Max Dias
Historiador, jornalista, professor do IFES Campus Linhares e Doutor em História

Bolsonaro e o DNA autoritário


Publicado por: Max Dias Em: Colunistas No dia: 18 de março de 2021


O governo Bolsonaro tem o DNA autoritário. Chegar a essa conclusão parece simples para quem acompanha o cotidiano da política brasileira, porém os elementos desse autoritarismo estão dispersos e, na maioria das vezes, travestidos de democracia, dado que vivemos numa (cambaleante, convenhamos). Então, encontrar os elos de autoritarismo em meio a uma suposta aura democrática que encerraria todos os governos pós-1988 é essencial, para que compreendamos o erro que a sociedade brasileira cometeu em 2018 e a tragédia que se monta para 2022.
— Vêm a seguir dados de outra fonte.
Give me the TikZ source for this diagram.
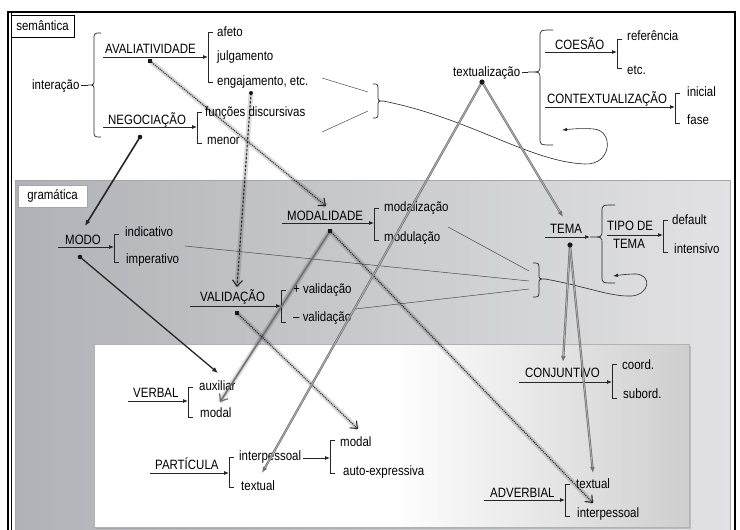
\documentclass[tikz,border=0pt]{standalone}
\usepackage{fontspec}
\setmainfont{Liberation Sans}[FakeStretch=0.85]
\usetikzlibrary{arrows.meta,shadows}

\definecolor{gramA}{RGB}{176,178,183}
\definecolor{gramB}{RGB}{226,226,228}
\definecolor{linkgray}{RGB}{112,112,114}

% curly brace: ends at x=#1, spine at x=#2, tip at x=#3; top y=#4, tip y=#5, bottom y=#6
\newcommand\curlyb[6]{%
  \draw[bk] (#1,#4) .. controls (#2,#4) .. (#2,{#4+7}) -- (#2,{#5-6})
    .. controls (#2,#5) .. (#3,#5) .. controls (#2,#5) .. (#2,{#5+6})
    -- (#2,{#6-7}) .. controls (#2,#6) .. (#1,#6);}
% square bracket with short ticks: x=#1, top=#2, bottom=#3
\newcommand\sqbr[3]{\draw[bk] ({#1+5},#2) -- (#1,#2) -- (#1,#3) -- ({#1+5},#3);}

\tikzset{
  txt/.style={anchor=base west, inner sep=0pt, font=\fontsize{13.5}{15}\selectfont},
  txtc/.style={txt, anchor=base},
  labelbox/.style={draw, fill=white, inner sep=0pt, minimum height=22pt,
    font=\fontsize{13.5}{15}\selectfont},
  bk/.style={line width=0.7pt, black!85},
  lab/.style={line width=0.8pt, black!85, -{Latex[length=5pt,width=4pt]}},
  thinln/.style={line width=0.45pt, black!75},
  loopln/.style={line width=0.6pt, black!85, -{Latex[length=5pt,width=3.5pt]}},
  glow/.style={preaction={draw=black, arrows=-, opacity=0.14, line width=5pt, solid}},
  dotlink/.style={glow, densely dotted, line width=1.1pt, black!85,
    -{Straight Barb[length=6pt,width=10pt,line width=1.1pt]}},
  dashlink/.style={glow, dash pattern=on 2.5pt off 1.5pt, line width=1.1pt, black!85,
    -{Straight Barb[length=6pt,width=10pt,line width=1.1pt]}},
  graylink/.style={glow, line width=1.6pt, linkgray,
    -{Straight Barb[length=6pt,width=10pt,line width=1.3pt]}},
  darklink/.style={line width=1.6pt, black!85, -{Latex[length=6pt,width=5pt]}},
  duallink/.style={line width=2.2pt, linkgray, -{Latex[length=6pt,width=5pt]},
    postaction={draw=gray!55, line width=0.7pt, arrows=-, shorten >=6pt}},
  rdot/.style={fill=black!90},
}

\begin{document}
\begin{tikzpicture}[x=1pt,y=-1pt]
\useasboundingbox (0,0) rectangle (740,530);
\fill[white] (0,0) rectangle (740,530);

% ---------- panels ----------
\path[left color=gramA, right color=gramB, draw=gray!70] (15,180) rectangle (730,545);
\path[drop shadow={opacity=0.35,shadow xshift=1.5pt,shadow yshift=-1.5pt},
      left color=white, right color=gray!38, middle color=white, draw=gray!60]
      (94,344) rectangle (689,527);
\draw[line width=1.5pt] (8,12) rectangle (735,545);
\draw[line width=0.6pt] (11.5,12) -- (11.5,530);

\node[labelbox, minimum width=63pt] (semLbl) at (42.5,26) {semântica};
\node[labelbox, minimum width=69pt, draw=gray!70] (gramLbl) at (52.5,196) {gramática};

% ---------- semântica ----------
\node[txt] (interacao) at (32,89) {interação};
\node[txt] (aval) at (105,53) {AVALIATIVIDADE};
\node[txt] (afeto) at (217,36) {afeto};
\node[txt] (julg) at (217,60) {julgamento};
\node[txt] (engaj) at (217,85) {engajamento, etc.};
\node[txt] (neg) at (108,124) {NEGOCIAÇÃO};
\node[txt] (func) at (205,116) {funções discursivas};
\node[txt] (menor) at (207,144) {menor};

\node[txt] (textz) at (453,76) {textualização};
\node[txt] (coes) at (555,49) {COESÃO};
\node[txt] (refer) at (627,41) {referência};
\node[txt] (etc) at (627,74) {etc.};
\node[txt] (contx) at (547,103) {CONTEXTUALIZAÇÃO};
\node[txt] (inicial) at (687,96) {inicial};
\node[txt] (fase) at (687,124) {fase};

% braces
\curlyb{101}{94}{88}{33}{85}{137}
\coordinate (interTip) at (88,85);
\draw[bk] (interacao.east |- interTip) ++(1pt,0) -- (interTip);
\curlyb{553}{540}{528}{30}{72}{145}
\coordinate (textTip) at (528,72);
\draw[bk] (textz.east |- textTip) ++(2pt,0) -- (textTip);

% label arrows and brackets
\coordinate (avalS) at (103,57);  \coordinate (avalE) at (208,57);
\draw[lab] (avalS) -- (avalE);    \sqbr{208}{32}{82}
\coordinate (negS) at (103,127);  \coordinate (negE) at (197,127);
\draw[lab] (negS) -- (negE);      \sqbr{197}{112}{143}
\coordinate (coesS) at (545,52);  \coordinate (coesE) at (617,52);
\draw[lab] (coesS) -- (coesE);    \sqbr{617}{39}{68}
\coordinate (contxS) at (545,107); \coordinate (contxE) at (675,107);
\draw[lab] (contxS) -- (contxE);  \sqbr{675}{93}{123}

% gathering brace with feedback loop
\coordinate (engR) at (322,78);  \coordinate (engB) at (368,92);
\coordinate (funR) at (322,132); \coordinate (funB) at (368,111);
\draw[thinln] (engR) -- (engB);
\draw[thinln] (funR) -- (funB);
\curlyb{373}{378}{383}{84}{101}{118}
\coordinate (semTip) at (383,101);
\coordinate (semBack) at (562,130);
\draw[loopln] (semTip) .. controls (470,118) and (530,162) .. (585,164)
  .. controls (612,165) and (614,131) .. (594,129)
  .. controls (582,128) and (572,129) .. (semBack);

% ---------- gramática ----------
\node[txt] (modo) at (65,244) {MODO};
\node[txt] (indic) at (125,236) {indicativo};
\node[txt] (imper) at (126,263) {imperativo};
\node[txt] (modal) at (287,220) {MODALIDADE};
\node[txt] (modaliz) at (384,211) {modalização};
\node[txt] (modul) at (384,241) {modulação};
\node[txt] (valid) at (200,301) {VALIDAÇÃO};
\node[txt] (pval) at (293,293) {+ validação};
\node[txt] (mval) at (293,321) {– validação};
\node[txt] (tema) at (550,233) {TEMA};
\node[txt] (tipoA) at (607,230) {TIPO DE};
\node[txtc] (tipoB) at (629,248) {TEMA};
\node[txt] (default) at (672,224) {default};
\node[txt] (intens) at (674,253) {intensivo};

\coordinate (modoS) at (58,247);  \coordinate (modoE) at (114,247);
\draw[lab] (modoS) -- (modoE);    \sqbr{114}{234}{262}
\coordinate (modalS) at (282,223); \coordinate (modalE) at (374,223);
\draw[lab] (modalS) -- (modalE);  \sqbr{374}{208}{240}
\coordinate (validS) at (190,306); \coordinate (validE) at (281,306);
\draw[lab] (validS) -- (validE);  \sqbr{281}{290}{322}
\coordinate (temaS) at (545,237); \coordinate (temaE) at (590,237);
\draw[lab] (temaS) -- (temaE);
\curlyb{615}{602}{590}{205}{237}{283}
\coordinate (tipoS) at (607,235); \coordinate (tipoE) at (663,235);
\draw[lab] (tipoS) -- (tipoE);    \sqbr{663}{220}{252}

% gathering brace with feedback loop
\coordinate (modulR) at (448,227); \coordinate (modulB) at (529,271);
\coordinate (modoR) at (185,246);  \coordinate (modoB) at (529,281);
\coordinate (validR) at (355,309); \coordinate (validB) at (529,289);
\draw[thinln] (modulR) -- (modulB);
\draw[thinln] (modoR) -- (modoB);
\draw[thinln] (validR) -- (validB);
\curlyb{533}{539}{545}{263}{279}{297}
\coordinate (gramTip) at (545,279);
\coordinate (gramBack) at (613,276);
\draw[loopln] (gramTip) .. controls (585,286) and (610,297) .. (632,296)
  .. controls (650,294) and (652,275) .. (636,274)
  .. controls (628,274) and (620,275) .. (gramBack);

% ---------- inner panel ----------
\node[txt] (verbal) at (133,397) {VERBAL};
\node[txt] (aux) at (199,390) {auxiliar};
\node[txt] (vmodal) at (200,417) {modal};
\node[txt] (part) at (155,469) {PARTÍCULA};
\node[txt] (pinter) at (239,460) {interpessoal};
\node[txt] (ptext) at (241,490) {textual};
\node[txt] (pmodal) at (340,446) {modal};
\node[txt] (autoexp) at (343,475) {auto-expressiva};
\node[txt] (conj) at (525,377) {CONJUNTIVO};
\node[txt] (coord) at (622,369) {coord.};
\node[txt] (subord) at (623,398) {subord.};
\node[txt] (adverb) at (490,497) {ADVERBIAL};
\node[txt] (atext) at (576,488) {textual};
\node[txt] (ainter) at (577,517) {interpessoal};

\coordinate (verbalS) at (128,401); \coordinate (verbalE) at (188,401);
\draw[lab] (verbalS) -- (verbalE);  \sqbr{188}{387}{417}
\coordinate (partS) at (150,473);   \coordinate (partE) at (229,473);
\draw[lab] (partS) -- (partE);      \sqbr{229}{457}{487}
\coordinate (pinterS) at (303,458); \coordinate (pinterE) at (330,458);
\draw[lab] (pinterS) -- (pinterE);  \sqbr{330}{440}{473}
\coordinate (conjS) at (519,382);   \coordinate (conjE) at (612,382);
\draw[lab] (conjS) -- (conjE);      \sqbr{612}{364}{398}
\coordinate (adverbS) at (484,500); \coordinate (adverbE) at (565,500);
\draw[lab] (adverbS) -- (adverbE);  \sqbr{565}{484}{516}

% ---------- cross links ----------
\coordinate (avalDot) at (150,61);   \coordinate (modalIn) at (326,206);
\coordinate (engDot) at (251,93);    \coordinate (validIn) at (237,287);
\coordinate (negDot) at (140,137);   \coordinate (modoIn) at (85,226);
\coordinate (modoDot) at (80,257);   \coordinate (auxIn) at (218,373);
\coordinate (modalDot) at (330,231); \coordinate (vmodalIn) at (220,402);
\coordinate (ainterIn) at (593,503);
\coordinate (validDot) at (237,313); \coordinate (pmodalIn) at (358,429);
\coordinate (textDot) at (482,82);   \coordinate (ptextIn) at (262,473);
\coordinate (temaIn) at (563,217);
\coordinate (temaDot) at (570,245);  \coordinate (conjIn) at (563,362);
\coordinate (atextIn) at (593,473);

\draw[dotlink] (avalDot) -- (modalIn);
\draw[dashlink] (engDot) -- (validIn);
\draw[darklink] (negDot) -- (modoIn);
\draw[darklink, line width=1.3pt] (modoDot) -- (auxIn);
\draw[graylink] (modalDot) -- (vmodalIn);
\draw[dotlink] (modalDot) -- (ainterIn);
\draw[dotlink] (validDot) -- (pmodalIn);
\draw[duallink] (textDot) -- (ptextIn);
\draw[duallink] (textDot) -- (temaIn);
\draw[duallink] (temaDot) -- (conjIn);
\draw[duallink] (temaDot) -- (atextIn);

\fill[rdot] (avalDot) +(-2pt,-2pt) rectangle +(2pt,2pt);
\fill[rdot] (modalDot) +(-2pt,-2pt) rectangle +(2pt,2pt);
\fill[rdot] (validDot) +(-2pt,-2pt) rectangle +(2pt,2pt);
\fill[rdot] (engDot) circle (2pt);
\fill[rdot] (negDot) circle (2.3pt);
\fill[rdot] (modoDot) circle (2.3pt);
\fill[rdot] (textDot) circle (2.6pt);
\fill[rdot] (temaDot) circle (2.6pt);
\end{tikzpicture}
\end{document}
Na verdade, o erro poderia ter sido contido em 2016. Bolsonaro, na sessão que retirou o mandato da Dilma Rousseff, deveria ter saído preso do plenário por exaltar um personagem decrépito da ditadura militar brasileira. Carlos Brilhante Ustra, morto em 2015, foi um coronel sádico e covarde que deixou suas digitais no pior de um regime autoritário: o aparelho de repressão e tortura. Condenado pelos crimes cometidos nos porões do Doi-Codi sua memória se viu ressuscitada pelo então deputado federal Jair Messias Bolsonaro. Anos depois, não só a memória de Ustra foi relembrada, mas todo o arsenal de estultícia voltou à baila com as celebrações do “Movimento de 1964” pelo agora presidente Bolsonaro. Não bastasse todas as denúncias por parte dos defensores dos direitos humanos (mostrando que tal gesto de comemoração é uma afronta à sociedade e à memória nacional) a própria justiça ignorou os fatos históricos e deferiu o pedido do governo pela manutenção das festividades para esse ano de 2021. Já são tantas as mortes banalizadas nessa pandemia (recheadas de ingerências e negacionismos do presidente) que comemorar os demais cadáveres executados pelos ditadores entre 1964 e 1985 parece apenas um detalhe. Entretanto não é.
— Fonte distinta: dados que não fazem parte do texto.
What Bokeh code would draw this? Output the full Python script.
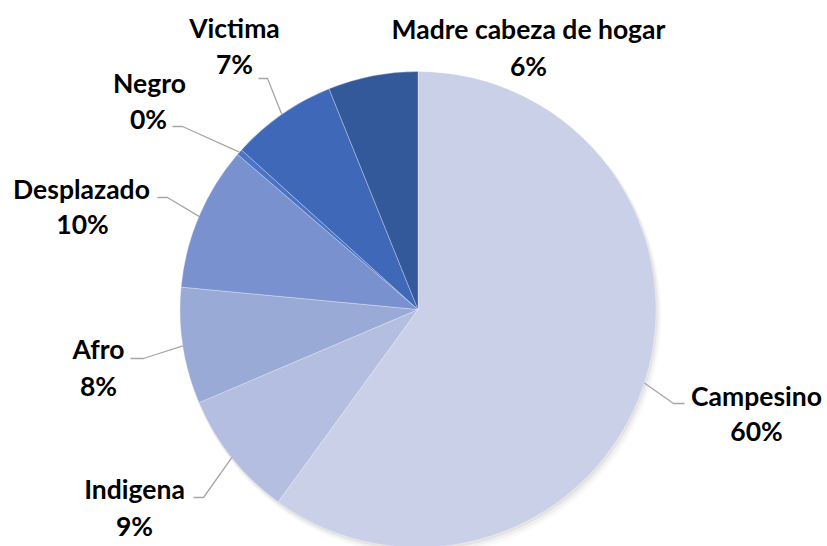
import numpy as np
from bokeh.plotting import figure
from bokeh.models import Range1d, ColumnDataSource
from bokeh.core.properties import value
from bokeh.embed import file_html
from bokeh.resources import INLINE

# ---- data (clockwise from 12 o'clock) ----
categories = ["Campesino", "Indigena", "Afro", "Desplazado", "Negro", "Victima",
              "Madre cabeza de hogar"]
values = [60.0, 8.6, 7.9, 9.8, 0.4, 7.2, 6.1]
colors = ["#C9D0E8", "#B3BEE0", "#99AAD7", "#7A91CF", "#4A74C8", "#3F69B8", "#33599A"]

W, H = 827, 546
p = figure(width=W, height=H, output_backend="svg", toolbar_location=None,
           x_range=Range1d(0, W), y_range=Range1d(0, H), min_border=0)
p.axis.visible = False
p.grid.visible = False
p.outline_line_color = None
p.background_fill_color = "white"


def px(xi, yi):
    """image pixel coords -> data coords"""
    return xi, H - yi


cx, cy = px(417.5, 309)
R = 238

vals = np.array(values)
frac = vals / vals.sum()
cum = np.concatenate([[0], np.cumsum(frac)])
start = np.pi / 2 - cum[:-1] * 2 * np.pi
end = np.pi / 2 - cum[1:] * 2 * np.pi
mid = (start + end) / 2

# soft shadow
for k, a in [(6, 0.025), (4, 0.035), (2, 0.05)]:
    p.circle(x=[cx + k * 0.6], y=[cy - k], radius=R + k * 0.3, fill_color="black",
             fill_alpha=a, line_color=None)

src = ColumnDataSource(dict(start=start, end=end, color=colors))
p.wedge(x=cx, y=cy, radius=R, start_angle="start", end_angle="end",
        direction="clock", fill_color="color", line_color="white",
        line_width=0.6, line_alpha=0.5, source=src)

# label layout (image coords): name center, percent center, elbow start, elbow corner
layout = {
    "Campesino": ((756, 395), (756, 430), (684, 403), (673, 403)),
    "Indigena": ((134, 488), (134, 525), (193, 497), (203, 497)),
    "Afro": ((98, 348), (98, 385), (130, 358), (143, 358)),
    "Desplazado": ((81, 188), (82, 223), (157, 197), (167, 197)),
    "Negro": ((149, 82), (148, 118), (172, 126), (182, 126)),
    "Victima": ((234, 27), (234, 63), (258, 78), (267, 78)),
    "Madre cabeza de hogar": ((528, 28), (528, 65), None, None),
}

font = value("Lato")
fs = "26.5px"
for i, name in enumerate(categories):
    (n_xy, p_xy, e0, e1) = layout[name]
    pct = f"{int(round(frac[i] * 100))}%"
    nx, ny = px(*n_xy)
    qx, qy = px(*p_xy)
    p.text(x=[nx], y=[ny], text=[name], text_font=font, text_font_style="bold",
           text_font_size=fs, text_align="center", text_baseline="middle",
           text_color="#000000")
    p.text(x=[qx], y=[qy], text=[pct], text_font=font, text_font_style="bold",
           text_font_size=fs, text_align="center", text_baseline="middle",
           text_color="#000000")
    if e0 is not None:
        ex = cx + R * np.cos(mid[i])
        ey = cy + R * np.sin(mid[i])
        a0 = px(*e0)
        a1 = px(*e1)
        p.line(x=[a0[0], a1[0], ex], y=[a0[1], a1[1], ey], line_color="#A6A6A6",
               line_width=1.3)

open("out.html", "w").write(file_html(p, INLINE))
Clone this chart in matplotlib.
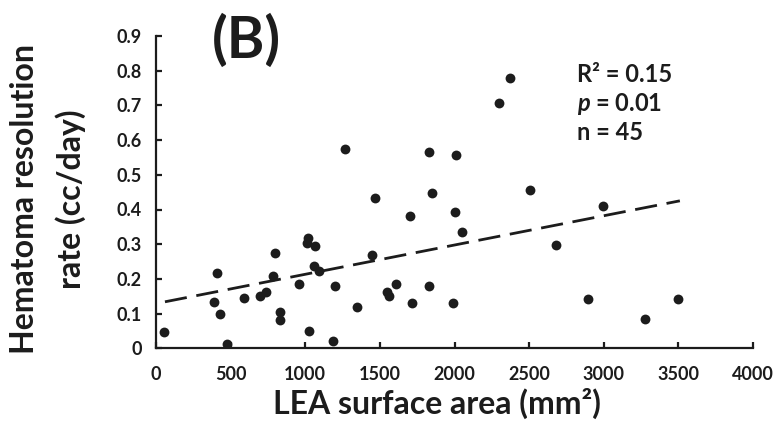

O argumento utilizado pelo governo federal junto à justiça subverte a centralidade do Estado Democrático de Direito reafirmando que no art. 1º da Constituição consta o pluralismo de ideais e projetos. “Querer que não haja a efeméride para o dia 31 de março de 1964, representa impor somente um tipo de projeto para a sociedade brasileira, sem possibilitar a discussão das visões dos fatos do passado – ainda que para a sua refutação”, disse a defesa.
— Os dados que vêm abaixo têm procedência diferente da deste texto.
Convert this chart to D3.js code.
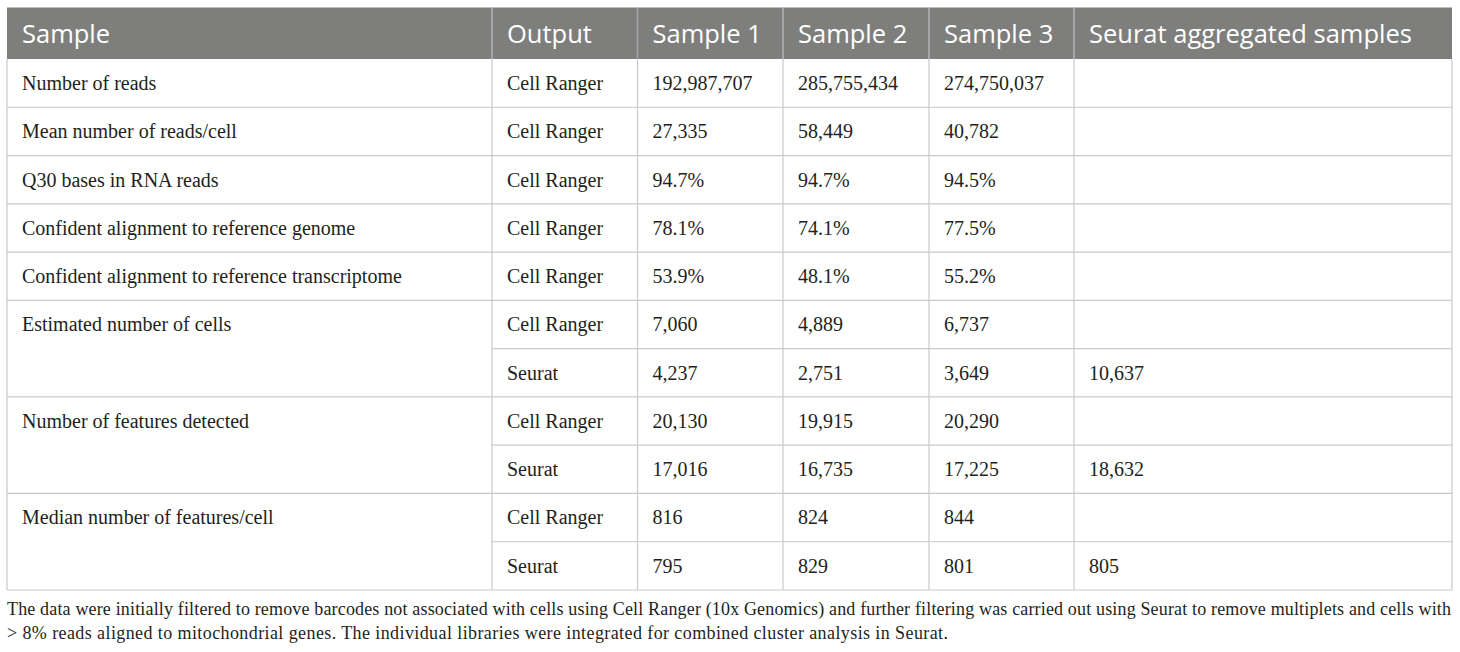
<!DOCTYPE html>
<html>
<head>
<meta charset="utf-8">
<script src="https://cdn.jsdelivr.net/npm/d3@7"></script>
<style>
  html, body { margin: 0; padding: 0; background: #fff; }
  svg { display: block; }
  .serif { font-family: "Liberation Serif", Tinos, "Times New Roman", "DejaVu Serif", serif; }
</style>
</head>
<body>
<div id="chart"></div>
<script>
// Table content
var headers = ["Sample", "Output", "Sample 1", "Sample 2", "Sample 3", "Seurat aggregated samples"];
var metrics = [
    "Number of reads",
    "Mean number of reads/cell",
    "Q30 bases in RNA reads",
    "Confident alignment to reference genome",
    "Confident alignment to reference transcriptome",
    "Estimated number of cells",
    "",
    "Number of features detected",
    "",
    "Median number of features/cell",
    ""
];
var outputs = ["Cell Ranger", "Cell Ranger", "Cell Ranger", "Cell Ranger", "Cell Ranger",
               "Cell Ranger", "Seurat", "Cell Ranger", "Seurat", "Cell Ranger", "Seurat"];
var sample1 = ["192,987,707", "27,335", "94.7%", "78.1%", "53.9%", "7,060", "4,237", "20,130", "17,016", "816", "795"];
var sample2 = ["285,755,434", "58,449", "94.7%", "74.1%", "48.1%", "4,889", "2,751", "19,915", "16,735", "824", "829"];
var sample3 = ["274,750,037", "40,782", "94.5%", "77.5%", "55.2%", "6,737", "3,649", "20,290", "17,225", "844", "801"];
var aggregated = ["", "", "", "", "", "", "10,637", "", "18,632", "", "805"];
var footnote = [
    "The data were initially filtered to remove barcodes not associated with cells using Cell Ranger (10x Genomics) and further filtering was carried out using Seurat to remove multiplets and cells with",
    "> 8% reads aligned to mitochondrial genes. The individual libraries were integrated for combined cluster analysis in Seurat."
];

function init() {
    var w = 1460, h = 652;
    var colEdges = [7, 492, 637.5, 783, 929, 1074, 1452];
    var headTop = 7.5, headBottom = 59, tableBottom = 590;
    var pad = 15;
    var lineColor = "#c9c9c9";
    var noteWidths = [1444, 941];  // first line justified, second a bit looser

    var svg = d3.select("#chart").append("svg")
        .attr("width", w)
        .attr("height", h);

    // row scale over the body rows
    var y = d3.scaleLinear()
        .domain([0, metrics.length])
        .range([headBottom, tableBottom]);

    // header band
    svg.append("rect")
        .attr("x", colEdges[0]).attr("y", headTop)
        .attr("width", colEdges[6] - colEdges[0])
        .attr("height", headBottom - headTop)
        .attr("fill", "#7e7f7d");

    svg.selectAll("text.head")
        .data(headers)
        .enter()
        .append("text")
        .attr("class", "head")
        .attr("x", function(d, i) { return colEdges[i] + pad; })
        .attr("y", 43)
        .attr("fill", "#ffffff")
        .style("font-family", "'Open Sans', sans-serif")
        .style("font-size", "25.5px")
        .text(function(d) { return d; });

    var g = svg.append("g")
        .attr("stroke", lineColor)
        .attr("stroke-width", 1.2)
        .attr("fill", "none");

    // horizontal lines: full width at group starts, partial inside merged groups
    d3.range(1, metrics.length).forEach(function(i) {
        var x0 = metrics[i] === "" ? colEdges[1] : colEdges[0];
        g.append("line")
            .attr("x1", x0).attr("x2", colEdges[6])
            .attr("y1", y(i)).attr("y2", y(i));
    });
    g.append("line")
        .attr("x1", colEdges[0]).attr("x2", colEdges[6])
        .attr("y1", tableBottom).attr("y2", tableBottom);

    // vertical lines
    colEdges.forEach(function(x, i) {
        g.append("line")
            .attr("x1", x).attr("x2", x)
            .attr("y1", (i === 0 || i === 6) ? headBottom : headTop)
            .attr("y2", tableBottom);
    });
    // header separators
    colEdges.slice(1, 6).forEach(function(x) {
        svg.append("line")
            .attr("x1", x).attr("x2", x)
            .attr("y1", headTop).attr("y2", headBottom)
            .attr("stroke", "#a3a3a3")
            .attr("stroke-width", 1.2);
    });

    // body text
    var columns = [metrics, outputs, sample1, sample2, sample3, aggregated];
    columns.forEach(function(col, c) {
        svg.selectAll("text.c" + c)
            .data(col)
            .enter()
            .append("text")
            .attr("class", "serif c" + c)
            .attr("x", colEdges[c] + pad)
            .attr("y", function(d, i) { return y(i) + 31; })
            .attr("fill", "#231f20")
            .style("font-size", "20px")
            .text(function(d) { return d; });
    });

    // footnote
    svg.selectAll("text.note")
        .data(footnote)
        .enter()
        .append("text")
        .attr("class", "serif note")
        .attr("x", 7)
        .attr("y", function(d, i) { return 615 + i * 24; })
        .attr("fill", "#231f20")
        .style("font-size", "18px")
        .attr("textLength", function(d, i) { return noteWidths[i]; })
        .attr("lengthAdjust", "spacing")
        .text(function(d) { return d; });
}

window.onload = init;
</script>
</body>
</html>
Essa teoria acatada pelo judiciário na prática relativiza os riscos sofridos diuturnamente pela nossa frágil democracia e reforça a disputa de narrativas sobre o golpe de 1964. Nela memória e história se confundem por meio do discurso dos múltiplos agentes e é nesse sentido que o presidente e sua gestão tem buscado reposicionar uma ruptura constitucional na categoria de “marcos da democracia”. “Aquele foi um período em que o Brasil estava pronto para transformar em prosperidade o seu potencial de riquezas. Faltava a inspiração e um sentido de futuro. Esse caminho foi indicado. Os brasileiros escolheram”, disse a nota do Ministério da Defesa (na celebração do 31 de março em 2020). Quer dizer, ditadura travestida de democracia pela vontade dos brasileiros. Eis o que nos tem indiciado os últimos dois anos, apontando para um futuro deveras perigoso.

Que a sociedade entenda e que as instituições não tergiversem: a democracia não é um valor dado. Defendê-la, em países afeiçoados ao autoritarismo (como o nosso), é tarefa cotidiana, para que tal sombra autoritária não a tome por completo.